Tips for Supporting a Veteran at the End of Life
On a recent interview for End-of-Life University Podcast, Qwynn Galloway-Salazar, an end-of-life doula who specializes in veteran care, spoke about the unique needs of those who have served in the military as they enter hospice care. A veteran herself with a PhD in Industrial and Organizational Psychology and Masters Degree in Professional Counseling, Galloway-Salazar points out that the end-of-life care offered to veterans often falls short of their needs, primarily because those who have not served in the military are unaware of the challenges that are common during that experience.
Galloway-Salazar shares these suggestions for working with veterans in all aspects of healthcare, but particularly as they approach the end of life:
Ask questions about military service
Some veterans want and need to talk about their experiences and others prefer to remain silent. Ask questions about branch of service, which conflict they encountered, and if their service was in combat or non-combat to gain an understanding of their history, but be respectful if they choose not to share stories of their military experiences.

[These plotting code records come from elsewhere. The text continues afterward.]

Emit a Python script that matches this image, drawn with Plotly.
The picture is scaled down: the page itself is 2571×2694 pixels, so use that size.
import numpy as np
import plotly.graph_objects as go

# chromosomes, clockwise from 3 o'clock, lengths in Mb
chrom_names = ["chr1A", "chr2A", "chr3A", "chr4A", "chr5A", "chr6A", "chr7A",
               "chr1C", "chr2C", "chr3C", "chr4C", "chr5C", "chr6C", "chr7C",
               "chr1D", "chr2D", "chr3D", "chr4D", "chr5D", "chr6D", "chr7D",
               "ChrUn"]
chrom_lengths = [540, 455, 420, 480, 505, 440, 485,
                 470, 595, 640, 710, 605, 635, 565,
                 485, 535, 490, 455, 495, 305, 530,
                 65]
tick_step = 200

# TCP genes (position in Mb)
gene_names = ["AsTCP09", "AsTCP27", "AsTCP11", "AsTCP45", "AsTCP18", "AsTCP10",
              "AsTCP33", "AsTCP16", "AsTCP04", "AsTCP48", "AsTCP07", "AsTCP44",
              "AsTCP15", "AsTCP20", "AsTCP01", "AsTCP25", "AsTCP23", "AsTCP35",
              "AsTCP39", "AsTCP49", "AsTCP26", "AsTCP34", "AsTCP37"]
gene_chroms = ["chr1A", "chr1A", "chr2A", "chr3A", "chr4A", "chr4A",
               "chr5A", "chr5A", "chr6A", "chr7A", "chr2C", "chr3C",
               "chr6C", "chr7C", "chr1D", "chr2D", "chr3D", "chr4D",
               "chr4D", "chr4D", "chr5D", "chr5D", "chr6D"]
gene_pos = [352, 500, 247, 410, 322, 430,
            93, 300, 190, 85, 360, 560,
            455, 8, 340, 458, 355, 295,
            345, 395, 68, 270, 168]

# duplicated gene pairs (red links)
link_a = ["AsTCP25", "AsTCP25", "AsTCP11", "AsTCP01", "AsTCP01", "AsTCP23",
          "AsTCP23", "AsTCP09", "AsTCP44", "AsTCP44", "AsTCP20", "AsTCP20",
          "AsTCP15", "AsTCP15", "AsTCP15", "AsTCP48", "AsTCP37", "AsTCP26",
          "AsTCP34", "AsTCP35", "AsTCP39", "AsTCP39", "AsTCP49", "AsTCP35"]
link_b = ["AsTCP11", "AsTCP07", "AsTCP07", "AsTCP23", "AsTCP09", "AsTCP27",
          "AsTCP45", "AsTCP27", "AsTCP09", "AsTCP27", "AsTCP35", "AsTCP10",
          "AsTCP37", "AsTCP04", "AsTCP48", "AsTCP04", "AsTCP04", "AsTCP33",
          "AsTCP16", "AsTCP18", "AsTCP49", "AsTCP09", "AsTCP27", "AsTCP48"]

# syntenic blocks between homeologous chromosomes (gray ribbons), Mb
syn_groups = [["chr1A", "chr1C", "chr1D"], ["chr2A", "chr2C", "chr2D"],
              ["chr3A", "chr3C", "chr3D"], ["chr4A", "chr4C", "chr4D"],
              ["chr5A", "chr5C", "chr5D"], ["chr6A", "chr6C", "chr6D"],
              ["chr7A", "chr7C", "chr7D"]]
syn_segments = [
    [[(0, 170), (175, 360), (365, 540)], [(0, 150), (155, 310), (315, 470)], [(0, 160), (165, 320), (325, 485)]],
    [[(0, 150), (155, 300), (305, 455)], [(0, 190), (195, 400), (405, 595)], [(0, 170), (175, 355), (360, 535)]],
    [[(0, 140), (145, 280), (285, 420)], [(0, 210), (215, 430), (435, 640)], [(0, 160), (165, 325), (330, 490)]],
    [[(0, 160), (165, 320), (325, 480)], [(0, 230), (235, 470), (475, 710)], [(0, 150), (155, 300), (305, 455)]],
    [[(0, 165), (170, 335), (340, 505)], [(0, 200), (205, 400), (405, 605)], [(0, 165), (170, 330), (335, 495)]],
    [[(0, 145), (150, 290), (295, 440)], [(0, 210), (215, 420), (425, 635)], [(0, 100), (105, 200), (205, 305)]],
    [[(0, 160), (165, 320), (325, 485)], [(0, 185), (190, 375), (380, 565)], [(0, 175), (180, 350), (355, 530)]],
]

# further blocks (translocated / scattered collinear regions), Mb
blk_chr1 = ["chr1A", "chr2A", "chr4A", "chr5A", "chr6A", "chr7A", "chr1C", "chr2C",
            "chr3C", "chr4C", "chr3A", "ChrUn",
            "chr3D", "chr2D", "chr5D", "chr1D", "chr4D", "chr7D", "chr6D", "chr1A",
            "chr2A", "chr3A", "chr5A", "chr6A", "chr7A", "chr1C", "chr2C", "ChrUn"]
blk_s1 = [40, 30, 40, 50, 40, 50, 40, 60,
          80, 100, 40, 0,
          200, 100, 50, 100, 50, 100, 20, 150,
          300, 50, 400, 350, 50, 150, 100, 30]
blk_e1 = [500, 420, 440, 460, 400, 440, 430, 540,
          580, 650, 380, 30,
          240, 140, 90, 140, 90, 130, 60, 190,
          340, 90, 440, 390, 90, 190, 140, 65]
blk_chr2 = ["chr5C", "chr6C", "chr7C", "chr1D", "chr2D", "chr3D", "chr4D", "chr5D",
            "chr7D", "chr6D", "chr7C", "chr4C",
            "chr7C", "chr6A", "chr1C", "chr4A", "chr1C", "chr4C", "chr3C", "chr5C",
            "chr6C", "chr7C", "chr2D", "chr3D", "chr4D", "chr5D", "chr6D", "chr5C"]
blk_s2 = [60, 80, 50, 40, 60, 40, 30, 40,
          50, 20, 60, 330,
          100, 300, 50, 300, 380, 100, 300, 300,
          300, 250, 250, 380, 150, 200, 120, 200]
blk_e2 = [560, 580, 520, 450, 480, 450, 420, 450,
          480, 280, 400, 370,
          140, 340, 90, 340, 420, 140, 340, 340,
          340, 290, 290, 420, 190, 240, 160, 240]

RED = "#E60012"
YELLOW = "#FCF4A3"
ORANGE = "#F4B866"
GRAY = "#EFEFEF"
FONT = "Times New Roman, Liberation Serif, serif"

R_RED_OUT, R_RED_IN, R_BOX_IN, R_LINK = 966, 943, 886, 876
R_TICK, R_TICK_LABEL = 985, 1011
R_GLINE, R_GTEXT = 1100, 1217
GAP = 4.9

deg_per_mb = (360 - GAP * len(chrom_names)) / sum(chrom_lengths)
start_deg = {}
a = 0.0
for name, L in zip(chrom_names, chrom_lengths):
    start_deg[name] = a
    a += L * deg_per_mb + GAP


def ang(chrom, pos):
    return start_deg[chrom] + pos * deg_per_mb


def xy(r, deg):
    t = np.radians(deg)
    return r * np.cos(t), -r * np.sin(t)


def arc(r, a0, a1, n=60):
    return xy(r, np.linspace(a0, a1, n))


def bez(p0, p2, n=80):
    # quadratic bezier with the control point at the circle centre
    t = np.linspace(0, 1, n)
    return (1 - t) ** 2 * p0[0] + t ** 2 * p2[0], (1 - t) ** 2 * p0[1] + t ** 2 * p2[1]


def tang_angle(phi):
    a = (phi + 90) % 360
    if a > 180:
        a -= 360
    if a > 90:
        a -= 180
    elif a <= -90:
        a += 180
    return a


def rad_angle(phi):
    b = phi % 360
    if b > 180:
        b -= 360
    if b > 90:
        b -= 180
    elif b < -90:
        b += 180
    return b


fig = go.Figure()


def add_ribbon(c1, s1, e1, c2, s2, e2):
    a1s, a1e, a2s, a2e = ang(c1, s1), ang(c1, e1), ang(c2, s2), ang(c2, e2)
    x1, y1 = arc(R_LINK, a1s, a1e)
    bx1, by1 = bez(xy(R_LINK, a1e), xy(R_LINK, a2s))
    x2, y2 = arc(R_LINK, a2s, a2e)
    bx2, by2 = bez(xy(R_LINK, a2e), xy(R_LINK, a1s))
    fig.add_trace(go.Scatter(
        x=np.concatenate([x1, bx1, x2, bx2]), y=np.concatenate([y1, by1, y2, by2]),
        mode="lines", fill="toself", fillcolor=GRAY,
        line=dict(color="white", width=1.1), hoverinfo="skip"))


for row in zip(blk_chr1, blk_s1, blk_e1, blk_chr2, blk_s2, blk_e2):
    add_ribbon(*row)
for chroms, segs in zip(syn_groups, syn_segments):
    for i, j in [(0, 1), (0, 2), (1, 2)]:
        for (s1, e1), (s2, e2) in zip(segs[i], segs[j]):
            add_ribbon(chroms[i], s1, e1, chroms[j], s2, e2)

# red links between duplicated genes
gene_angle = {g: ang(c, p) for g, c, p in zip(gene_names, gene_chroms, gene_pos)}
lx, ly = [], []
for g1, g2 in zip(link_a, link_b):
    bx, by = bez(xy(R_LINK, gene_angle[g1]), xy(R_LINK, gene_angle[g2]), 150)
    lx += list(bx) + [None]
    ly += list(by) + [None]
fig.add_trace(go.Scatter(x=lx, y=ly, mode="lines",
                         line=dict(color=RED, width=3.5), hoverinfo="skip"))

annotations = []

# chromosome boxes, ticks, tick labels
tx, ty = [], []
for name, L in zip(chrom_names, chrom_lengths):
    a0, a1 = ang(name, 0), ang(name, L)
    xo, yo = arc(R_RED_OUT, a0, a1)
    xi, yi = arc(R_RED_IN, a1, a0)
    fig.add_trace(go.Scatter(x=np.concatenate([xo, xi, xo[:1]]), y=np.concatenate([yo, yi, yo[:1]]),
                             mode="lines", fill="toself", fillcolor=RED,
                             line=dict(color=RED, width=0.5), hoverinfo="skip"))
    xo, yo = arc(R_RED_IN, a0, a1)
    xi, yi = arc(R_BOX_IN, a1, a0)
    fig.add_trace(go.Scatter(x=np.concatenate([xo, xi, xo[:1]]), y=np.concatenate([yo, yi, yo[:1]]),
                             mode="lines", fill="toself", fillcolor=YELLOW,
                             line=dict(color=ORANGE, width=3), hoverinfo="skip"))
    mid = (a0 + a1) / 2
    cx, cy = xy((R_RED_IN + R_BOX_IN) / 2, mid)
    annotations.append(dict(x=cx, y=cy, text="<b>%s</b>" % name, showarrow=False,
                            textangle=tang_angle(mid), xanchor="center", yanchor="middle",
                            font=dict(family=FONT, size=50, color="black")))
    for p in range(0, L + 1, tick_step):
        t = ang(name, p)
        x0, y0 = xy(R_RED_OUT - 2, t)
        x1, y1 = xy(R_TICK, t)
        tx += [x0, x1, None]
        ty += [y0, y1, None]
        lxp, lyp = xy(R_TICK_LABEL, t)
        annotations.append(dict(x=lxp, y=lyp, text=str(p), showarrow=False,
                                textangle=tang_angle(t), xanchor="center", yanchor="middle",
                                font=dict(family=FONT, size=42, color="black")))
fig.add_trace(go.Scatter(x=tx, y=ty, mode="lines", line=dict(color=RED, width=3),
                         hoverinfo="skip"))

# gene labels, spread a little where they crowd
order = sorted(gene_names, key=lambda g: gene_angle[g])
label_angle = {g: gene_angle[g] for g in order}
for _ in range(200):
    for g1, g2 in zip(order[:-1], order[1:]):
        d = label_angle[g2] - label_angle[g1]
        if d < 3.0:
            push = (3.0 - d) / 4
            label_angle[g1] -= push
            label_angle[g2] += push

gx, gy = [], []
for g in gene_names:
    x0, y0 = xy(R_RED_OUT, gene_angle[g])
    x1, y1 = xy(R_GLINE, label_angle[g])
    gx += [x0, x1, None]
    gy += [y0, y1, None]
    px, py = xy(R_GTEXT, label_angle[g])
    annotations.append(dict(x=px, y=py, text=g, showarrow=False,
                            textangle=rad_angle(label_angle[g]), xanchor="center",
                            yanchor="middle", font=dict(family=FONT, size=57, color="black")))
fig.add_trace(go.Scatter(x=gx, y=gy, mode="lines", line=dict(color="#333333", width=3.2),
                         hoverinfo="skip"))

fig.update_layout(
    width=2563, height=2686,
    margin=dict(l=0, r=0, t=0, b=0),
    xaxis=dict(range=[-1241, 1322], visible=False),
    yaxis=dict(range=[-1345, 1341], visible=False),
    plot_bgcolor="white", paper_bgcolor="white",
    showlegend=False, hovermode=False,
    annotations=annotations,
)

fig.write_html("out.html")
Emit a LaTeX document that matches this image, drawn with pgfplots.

Screen for mental health issues
Veterans are at greater risk for depression, anxiety, substance abuse, suicidal ideation and moral injury so be sure to ask about past mental health history, including post-traumatic stress. Some of the suicide deaths that occur every day for veterans and military personnel in this country could undoubtedly be prevented if better screening were done and these difficult conversations were initiated.
Be aware of stoicism when assessing symptoms
In the military culture pain and fear are viewed as signs of weakness so some veterans may be reluctant to talk about their symptoms. They may receive inadequate pain management if providers don’t recognize this possibility and provide simple tools for symptom evaluation. Using a pain scale and mentioning that pain is a common and expected experience for certain illnesses can help veterans be more open about reporting their symptoms.
Be sensitive to shame and survivor’s guilt as potential negative emotions
Some veterans may withdraw and refuse help when it is offered because they suffer from shame and guilt following their combat experiences. Addressing these emotions openly by providing a safe, non-judgmental space for expression can lead to healing and self-forgiveness. Also family members need help understanding that they may be pushed away because of these negative emotions when they offer assistance to a veteran.
Build trust by utilizing veterans as volunteers
Military service is a unique experience that only another veteran can truly understand. Recruit and train veterans as volunteers who can sit with veteran patients, peer-to-peer, in order to foster greater trust and a feeling of safety when working with your hospice team.
Offer trauma-informed care
Recognize that military service can be traumatic for all who take part but women and LGBTQ+ veterans may have experienced additional trauma and assault during their time of service. Be sensitive to the fact that “non-traditional” veterans may feel invisible and excluded from the care that others receive. Maintain a safe environment for them, be mindful of physical touch that might be triggering, and be fully present and authentic as you offer care.
Practice self-care to avoid secondary trauma
Working with and hearing the stories of veterans can be traumatic for providers so remember to look after yourself. Find support when needed and have compassion for yourself when you feel overwhelmed and don’t know how to help the person you are caring for.
As a hospice volunteer and end-of-life doula, Qwynn Galloway-Salazar has seen firsthand that veterans have a better end-of-life experience when care providers are well-informed and sensitive to their needs. On this Veterans Day may we commit to better serve those who have made sacrifices for our freedom as they live out their final days in our care.